P03-08

Predicting Chemical Roles Using Natural Language Processing on Database Descriptions

Yuya KOIDE *¹, Yuto MATSUMOTO², Hiroaki GOTOH²
¹College of Engineering Science, Yokohama National University
²Graduate School of Engineering, Yokohama National University
( * E-mail: koide-yuya-mc@ynu.jp )

With the development of natural language processing technology, it is possible to efficiently utilize the enormous amount of document data that experimental data and other data aggregate, and to predict the properties of compounds directly from the document data.
We clustered the embedded representations of compounds obtained by analyzing 1744 papers with the Word2Vec model and confirmed the structural features in each cluster. Furthermore, we identified the distribution of chemical descriptors in each cluster.
In this study, we further developed this previous study and introduced an approach to predict the presence or absence of various chemical roles of compounds by analyzing the descriptive text of compounds using natural language processing, focusing on databases containing aggregated article information.
In this study, from a total of 41891 compounds registered as 3stars in ChEBI, a database of chemical compounds, 10 chemical roles (antioxidant, anti-inflammatory agent, allergen, dye, toxin, flavoring agent, agrochemical, volatile oil, antibacterial agent, insecticide) were extracted to a dataset of 3926 compounds. Then, embeddings of the compounds were obtained by natural language processing of the descriptions of those compounds obtained from PubChemAPI using the Doc2Vec model. Then, the presence or absence of each chemical role of the compounds was predicted by logistic regression using the obtained embeddings as input, and these results were compared with the F1 scores predicted from the 32 chemical descriptors.

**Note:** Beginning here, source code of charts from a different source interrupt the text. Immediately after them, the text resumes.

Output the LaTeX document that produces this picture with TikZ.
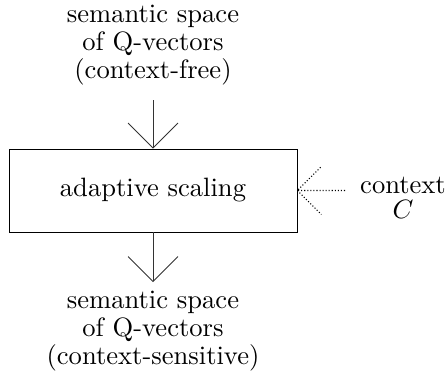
\documentclass[tikz,border=0pt]{standalone}
\usepackage{amsmath}
\usepackage{tikz}
\usetikzlibrary{positioning, calc, arrows.meta}
\tikzstyle{Arrow} = [
%open arrow head, wide V
line width=0.3pt, -{Straight Barb[length=9.4pt, width=18.8pt, line width=0.3pt]}
]

\begin{document}
\begin{tikzpicture}[x=0.3765pt, y=-0.3765pt,
			space/.style = {align=center, inner sep=0pt, font={\fontsize{10}{10.4}\selectfont}},
			process/.style = {rectangle, draw, line width=0.3pt, minimum width = 108.4pt, minimum height = 31.3pt},
			flow/.style = {Arrow, draw=black!80},
			hint/.style = {line width=0.4pt, dash pattern=on 0.4pt off 0.75pt},
		]
		\useasboundingbox (0,0) rectangle (448,377);

		\node[process](scale) at (153,190.5){adaptive scaling};
		\node[space](top) at (153,45){semantic space\\of Q-vectors\\(context-free)};
		\node[space](bot) at (153,331){semantic space\\of Q-vectors\\(context-sensitive)};
		\node[space, font={\fontsize{10}{9.6}\selectfont}](ctx) at (403,198){context\\\(C\)};
		\coordinate(in) at (153,100);
		\coordinate(out) at (153,282);
		\coordinate(cue) at (345,190.5);

		\draw[flow](in)--(scale.north);
		\draw[flow](scale.south)--(out);
		\draw[hint](cue)--(scale.east) --+(24,-24) (scale.east)--+(24,24);

	\end{tikzpicture}
\end{document}
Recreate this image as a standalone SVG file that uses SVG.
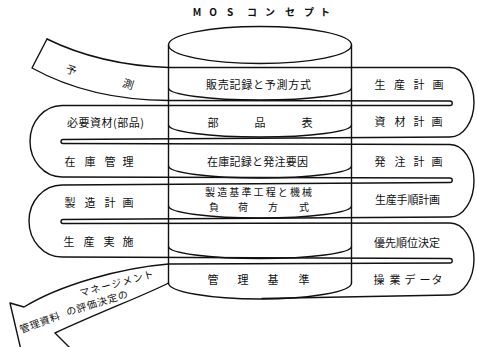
<svg xmlns="http://www.w3.org/2000/svg" width="477" height="347" viewBox="0 0 477 347">
<style>
.ln{fill:none;stroke:#111;stroke-width:1.4;stroke-linejoin:round;stroke-linecap:round}
.t{font-family:"Noto Sans CJK JP","Noto Sans",sans-serif;font-size:11px;fill:#111}
.c{text-anchor:middle}
.s{font-size:10px}
</style>
<rect width="477" height="347" fill="#fff"/>
<g id="cylinder">
<ellipse class="ln" cx="260" cy="45" rx="91.5" ry="18.5"/>
<path class="ln" d="M168.5,45 V283 M351.5,45 V283"/>
<path class="ln" d="M168.5,283 A91.5 16 0 0 0 351.5,283"/>
<path class="ln" d="M168.5,88 A91.5 12 0 0 0 351.5,88 M168.5,125 A91.5 12 0 0 0 351.5,125 M168.5,166 A91.5 12 0 0 0 351.5,166 M168.5,206 A91.5 12 0 0 0 351.5,206 M168.5,246.5 A91.5 12 0 0 0 351.5,246.5"/>
</g>
<g id="band">
<path id="edgeA" class="ln" d="M47,39 Q100,65 168.5,67.5 L450,67.5 A24 34.75 0 0 1 450,137 L63,139.5 A2 2 0 0 0 63,143.5 L450,144.5 A24 36.25 0 0 1 450,217 L63,219.5 A2 2 0 0 0 63,223.5 L450,223 A24 36 0 0 1 450,295 L262,298.5"/>
<path id="edgeB" class="ln" d="M47,39 L32,68 Q90,100 168.5,100.5 L450,101 A2.25 2.25 0 0 1 450,105.5 L62,105.5 A32 35.75 0 0 0 62,177 L450,178 A2.25 2.25 0 0 1 450,182.5 L62,185 A33 36 0 0 0 62,257 L450,258.5 A2.25 2.25 0 0 1 450,263 L168.5,264 C120,268 60,285 24,307 L10,303 L21,350"/>
<path id="arrowBottom" class="ln" d="M168.5,283 C150,293 100,312 55,333 L78,356"/>
</g>
<g id="labels">
<text class="t c" font-weight="bold" x="197 213 230 252 270 290 309 325" y="16" style="font-size:10px">MOSコンセプト</text>
<text class="t c" transform="translate(70,74) rotate(18)">予</text>
<text class="t c" transform="translate(127,88) rotate(18)">測</text>
<text class="t" x="206" y="89" textLength="105" lengthAdjust="spacing">販売記録と予測方式</text>
<text class="t c" x="380 399.5 419 438" y="89">生産計画</text>
<text class="t" x="67" y="127" textLength="77" lengthAdjust="spacing">必要資材(部品)</text>
<text class="t c" x="213 260 307" y="127">部品表</text>
<text class="t c" x="380 400 419 437" y="126">資材計画</text>
<text class="t c" x="70 90 110 128" y="166">在庫管理</text>
<text class="t" x="207" y="166" textLength="101" lengthAdjust="spacing">在庫記録と発注要因</text>
<text class="t c" x="380 400 419 437" y="166">発注計画</text>
<text class="t c" x="70 90 110 128" y="207">製造計画</text>
<text class="t" x="205" y="196" textLength="107" lengthAdjust="spacing" style="font-size:10px">製造基準工程と機械</text>
<text class="t c" x="214 243 273 304" y="211" style="font-size:10px">負荷方式</text>
<text class="t" x="375" y="204" textLength="65" lengthAdjust="spacing">生産手順計画</text>
<text class="t c" x="69 89 109 128" y="246">生産実施</text>
<text class="t" x="374" y="247" textLength="66" lengthAdjust="spacing">優先順位決定</text>
<text class="t c" x="213 243 273 304" y="284">管理基準</text>
<text class="t c" x="379 395 410 425 437" y="284">操業データ</text>
<text class="t c s" transform="translate(117.5,287) rotate(-15)" textLength="76" lengthAdjust="spacing">マネージメント</text>
<text class="t c s" transform="translate(98,306.5) rotate(-17)" textLength="64" lengthAdjust="spacing">の評価決定の</text>
<text class="t c s" transform="translate(41,326) rotate(-20)" textLength="42" lengthAdjust="spacing">管理資料</text>
</g>
</svg>
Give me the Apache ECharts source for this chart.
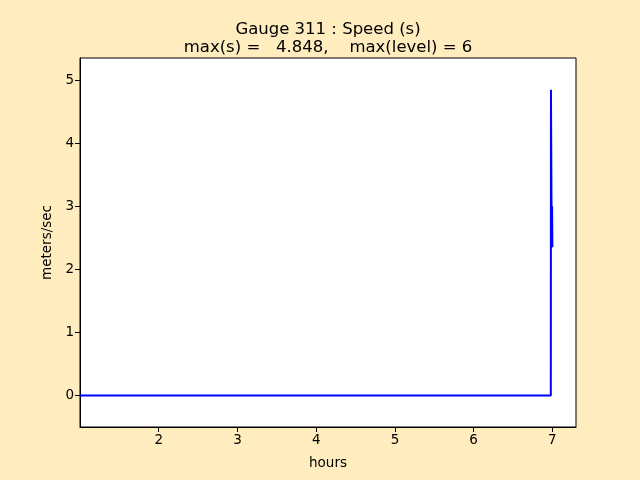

These 32 chemical descriptors were obtained from 208 chemical descriptors obtained by RDKit, extracting only those that were continuous values and those with a correlation coefficient of 0.95 or less between each descriptor.
The obtained embeddings of the compounds were found to be distributed for each chemical role. Furthermore, the prediction of the presence or absence of each chemical role by the embeddings was better than that by the chemical descriptors for many tasks. On the other hand, the prediction accuracy of dyes and volatile oils by this method was comparable to that by chemical descriptors, suggesting that compounds belonging to dyes and volatile oils may have similar structural characteristics. In addition, the prediction accuracy of toxin was low both by this method and by chemical descriptors, suggesting that compounds belonging to toxin include compounds with diverse structures and characteristics. Based on these results, we are considering what kind of substructure influences the presence or absence of each chemical role.
By analyzing the explanatory text of a group of compounds using Doc2Vec, it is possible to comprehensively analyze and understand the compounds, including their characteristics and behaviors that cannot be captured by their structures and physical properties. The embeddings obtained from the analysis can also be used as new descriptors that utilize the properties of the compounds.